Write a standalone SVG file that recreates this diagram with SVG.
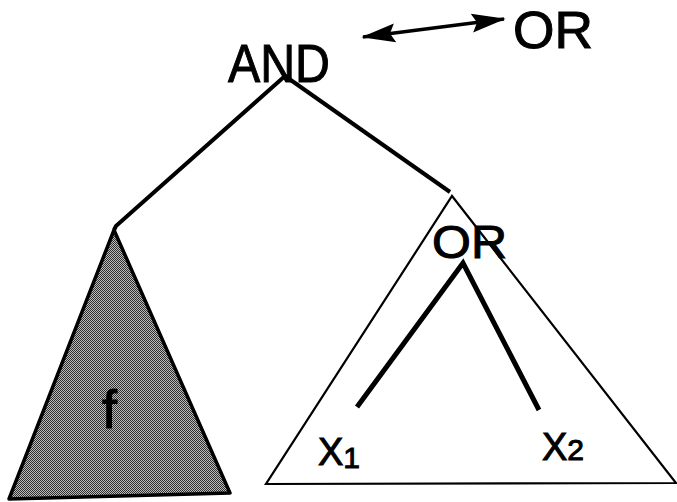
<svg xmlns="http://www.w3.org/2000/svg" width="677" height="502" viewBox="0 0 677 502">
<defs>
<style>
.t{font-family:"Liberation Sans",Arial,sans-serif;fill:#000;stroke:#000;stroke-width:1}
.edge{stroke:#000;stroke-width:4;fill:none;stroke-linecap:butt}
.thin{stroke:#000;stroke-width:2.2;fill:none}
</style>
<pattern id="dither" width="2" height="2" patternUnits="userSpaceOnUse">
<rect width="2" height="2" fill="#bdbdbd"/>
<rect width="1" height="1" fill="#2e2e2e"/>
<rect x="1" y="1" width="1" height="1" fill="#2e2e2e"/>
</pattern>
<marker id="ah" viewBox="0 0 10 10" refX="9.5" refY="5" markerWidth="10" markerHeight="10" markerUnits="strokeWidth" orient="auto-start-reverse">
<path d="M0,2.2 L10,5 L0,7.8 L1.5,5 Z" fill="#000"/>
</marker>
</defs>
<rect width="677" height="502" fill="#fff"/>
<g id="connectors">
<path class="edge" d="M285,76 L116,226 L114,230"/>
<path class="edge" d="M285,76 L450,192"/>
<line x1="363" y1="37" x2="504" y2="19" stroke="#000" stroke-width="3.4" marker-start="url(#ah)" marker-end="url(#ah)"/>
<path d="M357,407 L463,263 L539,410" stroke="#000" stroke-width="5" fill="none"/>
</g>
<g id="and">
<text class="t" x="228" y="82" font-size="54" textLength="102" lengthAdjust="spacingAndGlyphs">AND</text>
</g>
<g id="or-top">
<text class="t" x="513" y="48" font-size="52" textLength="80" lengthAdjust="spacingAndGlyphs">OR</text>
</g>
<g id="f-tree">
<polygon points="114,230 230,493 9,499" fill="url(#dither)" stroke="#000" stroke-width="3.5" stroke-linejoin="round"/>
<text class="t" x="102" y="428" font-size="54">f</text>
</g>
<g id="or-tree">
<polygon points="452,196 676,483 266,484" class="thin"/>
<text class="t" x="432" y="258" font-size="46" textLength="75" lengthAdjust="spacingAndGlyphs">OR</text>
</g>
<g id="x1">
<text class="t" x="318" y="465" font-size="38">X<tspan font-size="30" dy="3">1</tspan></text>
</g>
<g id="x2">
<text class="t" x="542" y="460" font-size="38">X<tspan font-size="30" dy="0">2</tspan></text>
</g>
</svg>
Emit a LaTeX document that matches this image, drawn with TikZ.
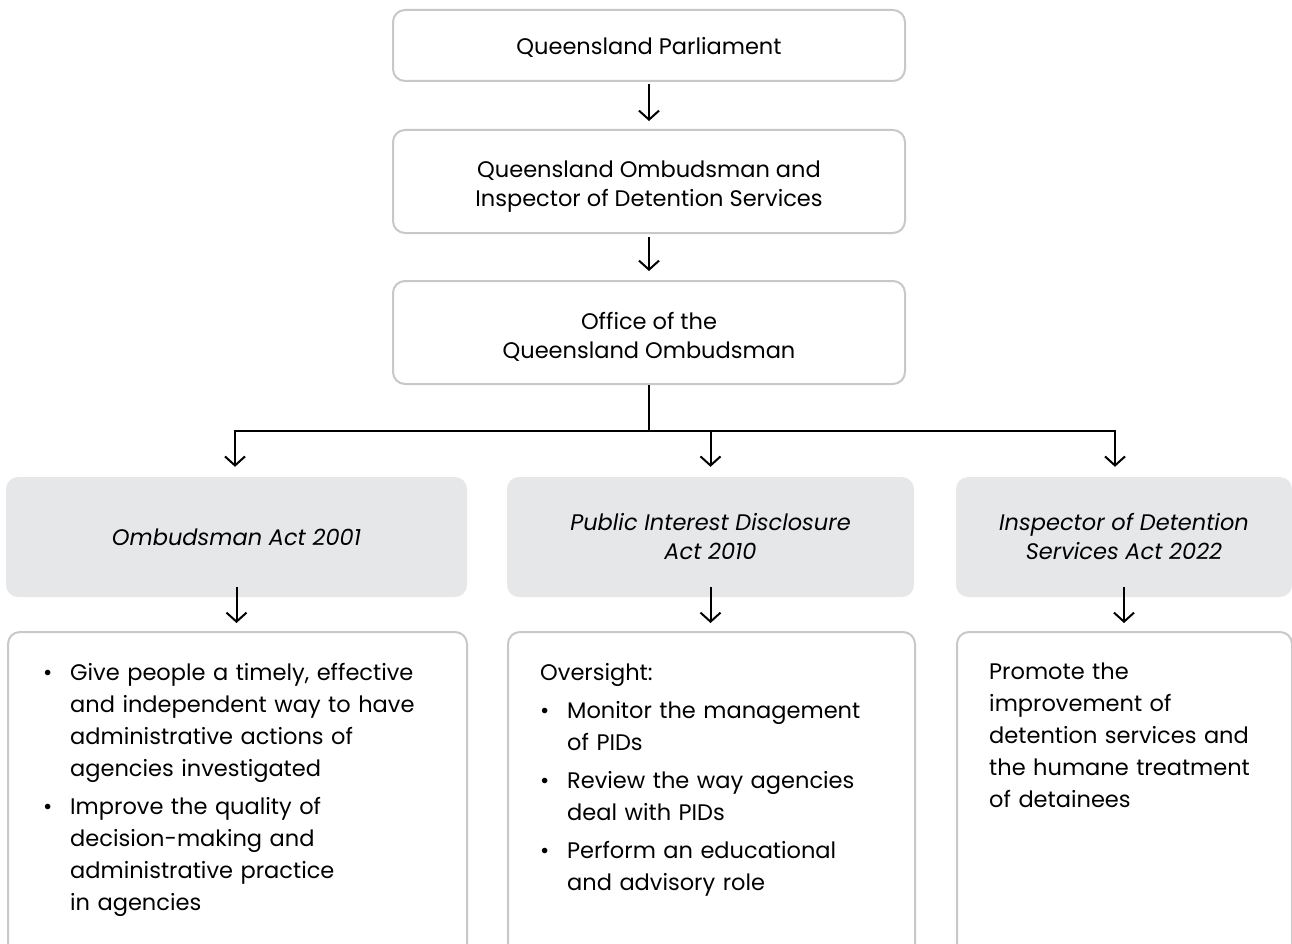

> STATED GOAL
Without the pictures, restate each entry exactly.

> EXERCISE RESULT
Write a standalone SVG file that recreates this diagram with SVG.
<svg xmlns="http://www.w3.org/2000/svg" width="677" height="502" viewBox="0 0 677 502">
<defs>
<style>
.t{font-family:"Liberation Sans",Arial,sans-serif;fill:#000;stroke:#000;stroke-width:1}
.edge{stroke:#000;stroke-width:4;fill:none;stroke-linecap:butt}
.thin{stroke:#000;stroke-width:2.2;fill:none}
</style>
<pattern id="dither" width="2" height="2" patternUnits="userSpaceOnUse">
<rect width="2" height="2" fill="#bdbdbd"/>
<rect width="1" height="1" fill="#2e2e2e"/>
<rect x="1" y="1" width="1" height="1" fill="#2e2e2e"/>
</pattern>
<marker id="ah" viewBox="0 0 10 10" refX="9.5" refY="5" markerWidth="10" markerHeight="10" markerUnits="strokeWidth" orient="auto-start-reverse">
<path d="M0,2.2 L10,5 L0,7.8 L1.5,5 Z" fill="#000"/>
</marker>
</defs>
<rect width="677" height="502" fill="#fff"/>
<g id="connectors">
<path class="edge" d="M285,76 L116,226 L114,230"/>
<path class="edge" d="M285,76 L450,192"/>
<line x1="363" y1="37" x2="504" y2="19" stroke="#000" stroke-width="3.4" marker-start="url(#ah)" marker-end="url(#ah)"/>
<path d="M357,407 L463,263 L539,410" stroke="#000" stroke-width="5" fill="none"/>
</g>
<g id="and">
<text class="t" x="228" y="82" font-size="54" textLength="102" lengthAdjust="spacingAndGlyphs">AND</text>
</g>
<g id="or-top">
<text class="t" x="513" y="48" font-size="52" textLength="80" lengthAdjust="spacingAndGlyphs">OR</text>
</g>
<g id="f-tree">
<polygon points="114,230 230,493 9,499" fill="url(#dither)" stroke="#000" stroke-width="3.5" stroke-linejoin="round"/>
<text class="t" x="102" y="428" font-size="54">f</text>
</g>
<g id="or-tree">
<polygon points="452,196 676,483 266,484" class="thin"/>
<text class="t" x="432" y="258" font-size="46" textLength="75" lengthAdjust="spacingAndGlyphs">OR</text>
</g>
<g id="x1">
<text class="t" x="318" y="465" font-size="38">X<tspan font-size="30" dy="3">1</tspan></text>
</g>
<g id="x2">
<text class="t" x="542" y="460" font-size="38">X<tspan font-size="30" dy="0">2</tspan></text>
</g>
</svg>
Emit a LaTeX document that matches this image, drawn with TikZ.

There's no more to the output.